# Start of STORED ROWS

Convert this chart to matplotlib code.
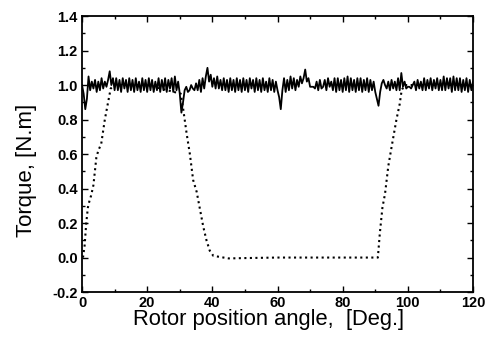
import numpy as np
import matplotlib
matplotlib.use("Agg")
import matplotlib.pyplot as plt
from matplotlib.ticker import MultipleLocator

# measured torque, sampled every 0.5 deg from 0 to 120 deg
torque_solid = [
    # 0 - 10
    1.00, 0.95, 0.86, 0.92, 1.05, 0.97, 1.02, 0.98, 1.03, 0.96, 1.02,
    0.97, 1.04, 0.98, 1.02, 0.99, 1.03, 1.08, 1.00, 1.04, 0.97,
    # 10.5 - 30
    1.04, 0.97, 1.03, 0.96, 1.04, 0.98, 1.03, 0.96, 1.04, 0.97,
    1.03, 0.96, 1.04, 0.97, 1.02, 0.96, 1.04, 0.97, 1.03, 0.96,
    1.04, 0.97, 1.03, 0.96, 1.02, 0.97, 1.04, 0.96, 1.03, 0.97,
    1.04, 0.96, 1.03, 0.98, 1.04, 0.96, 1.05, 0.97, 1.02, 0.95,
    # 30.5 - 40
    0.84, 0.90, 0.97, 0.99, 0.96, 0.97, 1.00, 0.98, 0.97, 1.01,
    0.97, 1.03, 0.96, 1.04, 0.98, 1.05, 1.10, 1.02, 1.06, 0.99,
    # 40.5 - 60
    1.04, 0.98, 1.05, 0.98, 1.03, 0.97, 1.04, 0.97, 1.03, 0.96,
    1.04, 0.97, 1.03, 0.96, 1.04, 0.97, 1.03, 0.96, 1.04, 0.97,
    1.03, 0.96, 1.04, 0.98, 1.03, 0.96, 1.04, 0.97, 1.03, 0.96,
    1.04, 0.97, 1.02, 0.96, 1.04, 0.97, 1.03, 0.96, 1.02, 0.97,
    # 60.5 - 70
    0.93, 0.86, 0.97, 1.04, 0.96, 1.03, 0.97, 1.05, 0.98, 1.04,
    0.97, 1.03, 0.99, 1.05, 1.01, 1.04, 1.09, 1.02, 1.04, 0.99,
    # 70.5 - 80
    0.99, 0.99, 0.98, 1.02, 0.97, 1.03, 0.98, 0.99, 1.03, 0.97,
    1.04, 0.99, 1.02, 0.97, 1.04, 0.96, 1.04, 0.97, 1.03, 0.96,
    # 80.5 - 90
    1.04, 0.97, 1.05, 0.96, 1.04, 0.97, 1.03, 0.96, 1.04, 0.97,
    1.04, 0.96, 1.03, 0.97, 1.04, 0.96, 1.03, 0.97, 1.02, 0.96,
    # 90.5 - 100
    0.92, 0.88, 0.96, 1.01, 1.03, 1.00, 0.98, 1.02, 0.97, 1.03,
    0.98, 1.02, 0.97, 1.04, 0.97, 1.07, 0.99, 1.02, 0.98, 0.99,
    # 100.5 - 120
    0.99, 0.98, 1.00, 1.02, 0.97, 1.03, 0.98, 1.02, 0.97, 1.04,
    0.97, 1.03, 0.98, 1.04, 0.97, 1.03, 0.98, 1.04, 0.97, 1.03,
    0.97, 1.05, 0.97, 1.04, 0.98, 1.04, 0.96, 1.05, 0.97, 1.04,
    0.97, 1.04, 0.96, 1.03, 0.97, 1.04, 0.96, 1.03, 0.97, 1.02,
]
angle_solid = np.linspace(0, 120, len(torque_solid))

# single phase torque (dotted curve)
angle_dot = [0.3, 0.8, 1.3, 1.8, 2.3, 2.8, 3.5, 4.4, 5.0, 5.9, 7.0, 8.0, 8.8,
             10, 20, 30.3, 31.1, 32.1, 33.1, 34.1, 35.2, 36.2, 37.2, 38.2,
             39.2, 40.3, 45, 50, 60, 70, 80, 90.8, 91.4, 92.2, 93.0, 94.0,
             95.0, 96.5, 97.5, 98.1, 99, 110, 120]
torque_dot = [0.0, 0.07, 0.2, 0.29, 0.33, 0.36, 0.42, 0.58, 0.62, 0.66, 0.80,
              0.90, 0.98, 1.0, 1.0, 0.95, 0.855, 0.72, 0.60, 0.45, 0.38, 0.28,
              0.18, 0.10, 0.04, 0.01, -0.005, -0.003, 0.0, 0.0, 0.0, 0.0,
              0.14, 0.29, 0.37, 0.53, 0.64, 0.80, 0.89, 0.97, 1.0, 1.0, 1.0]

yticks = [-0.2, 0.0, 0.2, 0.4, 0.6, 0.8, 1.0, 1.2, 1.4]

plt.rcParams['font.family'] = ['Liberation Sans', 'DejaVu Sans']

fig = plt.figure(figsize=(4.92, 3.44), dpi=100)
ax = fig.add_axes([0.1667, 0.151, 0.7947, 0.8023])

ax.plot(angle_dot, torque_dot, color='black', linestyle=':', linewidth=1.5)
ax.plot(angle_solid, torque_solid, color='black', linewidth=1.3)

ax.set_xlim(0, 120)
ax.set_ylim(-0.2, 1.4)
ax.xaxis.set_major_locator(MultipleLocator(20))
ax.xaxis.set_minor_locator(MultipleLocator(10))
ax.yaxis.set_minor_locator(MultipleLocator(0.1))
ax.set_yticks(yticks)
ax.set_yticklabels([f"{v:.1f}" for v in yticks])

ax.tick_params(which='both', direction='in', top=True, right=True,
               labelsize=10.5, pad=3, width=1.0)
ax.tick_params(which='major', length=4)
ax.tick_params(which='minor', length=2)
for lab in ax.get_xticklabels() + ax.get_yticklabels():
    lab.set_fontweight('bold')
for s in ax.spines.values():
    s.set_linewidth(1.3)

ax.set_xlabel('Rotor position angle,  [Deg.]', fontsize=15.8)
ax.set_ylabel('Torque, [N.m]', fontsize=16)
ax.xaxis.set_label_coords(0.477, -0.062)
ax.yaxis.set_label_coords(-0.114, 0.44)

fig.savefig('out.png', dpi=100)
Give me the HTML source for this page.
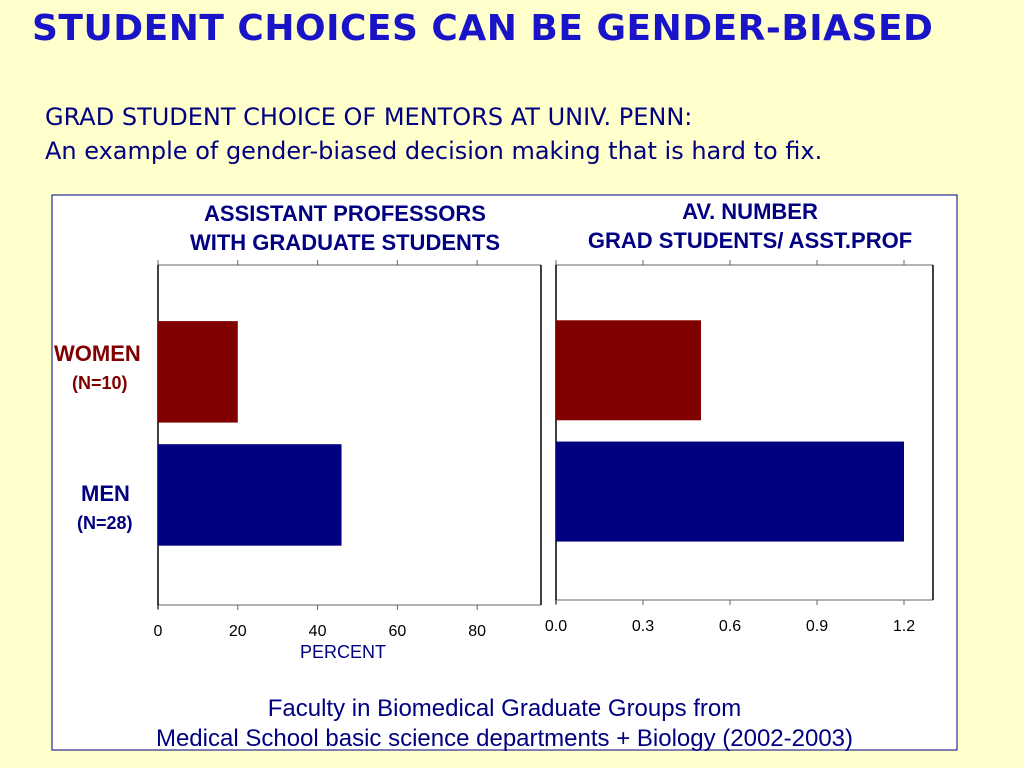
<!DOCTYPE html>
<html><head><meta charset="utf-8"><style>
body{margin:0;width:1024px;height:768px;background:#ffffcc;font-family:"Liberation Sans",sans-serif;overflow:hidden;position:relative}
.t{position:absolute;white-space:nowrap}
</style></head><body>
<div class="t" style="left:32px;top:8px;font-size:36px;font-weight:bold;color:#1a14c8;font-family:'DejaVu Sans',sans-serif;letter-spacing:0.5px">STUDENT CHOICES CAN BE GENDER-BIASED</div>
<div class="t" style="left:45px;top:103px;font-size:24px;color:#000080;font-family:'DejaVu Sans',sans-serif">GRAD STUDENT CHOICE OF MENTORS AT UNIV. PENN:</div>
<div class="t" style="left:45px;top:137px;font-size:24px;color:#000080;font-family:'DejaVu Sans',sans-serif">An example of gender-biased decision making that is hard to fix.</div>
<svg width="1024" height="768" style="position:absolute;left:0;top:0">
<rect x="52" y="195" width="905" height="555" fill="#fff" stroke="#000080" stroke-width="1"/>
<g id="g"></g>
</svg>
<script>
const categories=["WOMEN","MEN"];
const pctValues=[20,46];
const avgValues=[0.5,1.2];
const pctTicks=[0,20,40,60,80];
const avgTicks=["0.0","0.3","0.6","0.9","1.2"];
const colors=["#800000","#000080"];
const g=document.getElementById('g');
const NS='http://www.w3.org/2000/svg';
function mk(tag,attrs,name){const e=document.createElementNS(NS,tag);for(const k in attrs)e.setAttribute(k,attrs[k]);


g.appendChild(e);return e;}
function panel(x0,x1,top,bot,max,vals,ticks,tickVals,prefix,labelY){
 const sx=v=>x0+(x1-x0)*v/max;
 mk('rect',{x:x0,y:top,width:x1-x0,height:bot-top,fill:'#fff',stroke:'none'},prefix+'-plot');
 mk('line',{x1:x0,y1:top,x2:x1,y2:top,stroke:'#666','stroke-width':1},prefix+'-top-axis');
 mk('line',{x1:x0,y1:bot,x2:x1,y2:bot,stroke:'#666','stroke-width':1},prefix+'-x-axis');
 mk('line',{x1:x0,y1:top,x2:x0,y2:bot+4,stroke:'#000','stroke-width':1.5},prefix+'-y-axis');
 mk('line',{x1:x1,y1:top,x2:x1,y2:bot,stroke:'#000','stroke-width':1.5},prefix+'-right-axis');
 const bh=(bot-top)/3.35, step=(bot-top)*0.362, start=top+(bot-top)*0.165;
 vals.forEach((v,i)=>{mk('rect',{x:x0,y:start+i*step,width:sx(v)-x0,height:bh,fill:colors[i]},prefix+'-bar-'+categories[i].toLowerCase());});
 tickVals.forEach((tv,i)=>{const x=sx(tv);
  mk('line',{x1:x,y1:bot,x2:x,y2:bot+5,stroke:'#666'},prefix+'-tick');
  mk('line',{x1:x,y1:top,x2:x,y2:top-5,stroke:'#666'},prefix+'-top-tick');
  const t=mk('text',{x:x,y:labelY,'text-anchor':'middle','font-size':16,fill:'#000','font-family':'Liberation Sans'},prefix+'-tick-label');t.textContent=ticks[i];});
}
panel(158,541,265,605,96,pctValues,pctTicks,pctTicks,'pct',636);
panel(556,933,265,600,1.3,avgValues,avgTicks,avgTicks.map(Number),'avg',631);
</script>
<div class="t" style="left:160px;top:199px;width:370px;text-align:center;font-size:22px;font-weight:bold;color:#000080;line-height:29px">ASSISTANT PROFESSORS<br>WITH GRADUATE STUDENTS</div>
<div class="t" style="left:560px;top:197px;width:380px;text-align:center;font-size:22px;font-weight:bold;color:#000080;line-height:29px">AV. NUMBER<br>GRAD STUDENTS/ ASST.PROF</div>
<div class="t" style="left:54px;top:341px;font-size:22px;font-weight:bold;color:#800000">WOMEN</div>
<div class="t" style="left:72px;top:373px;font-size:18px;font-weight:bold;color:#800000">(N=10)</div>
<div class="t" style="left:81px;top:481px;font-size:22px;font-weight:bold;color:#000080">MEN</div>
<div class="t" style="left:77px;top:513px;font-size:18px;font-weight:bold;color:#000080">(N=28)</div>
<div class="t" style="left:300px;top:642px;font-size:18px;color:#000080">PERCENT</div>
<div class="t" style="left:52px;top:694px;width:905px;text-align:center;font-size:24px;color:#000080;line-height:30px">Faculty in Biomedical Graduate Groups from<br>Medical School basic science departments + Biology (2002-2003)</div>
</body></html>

# End of STORED ROWS

■ STATED EXERCISE:
Without the pictures, write out the lines from the beginning of the entries through the line with "from matplotlib.ticker import MultipleLocator".

■ THE REPLY:
Convert this chart to matplotlib code.
import numpy as np
import matplotlib
matplotlib.use("Agg")
import matplotlib.pyplot as plt
from matplotlib.ticker import MultipleLocator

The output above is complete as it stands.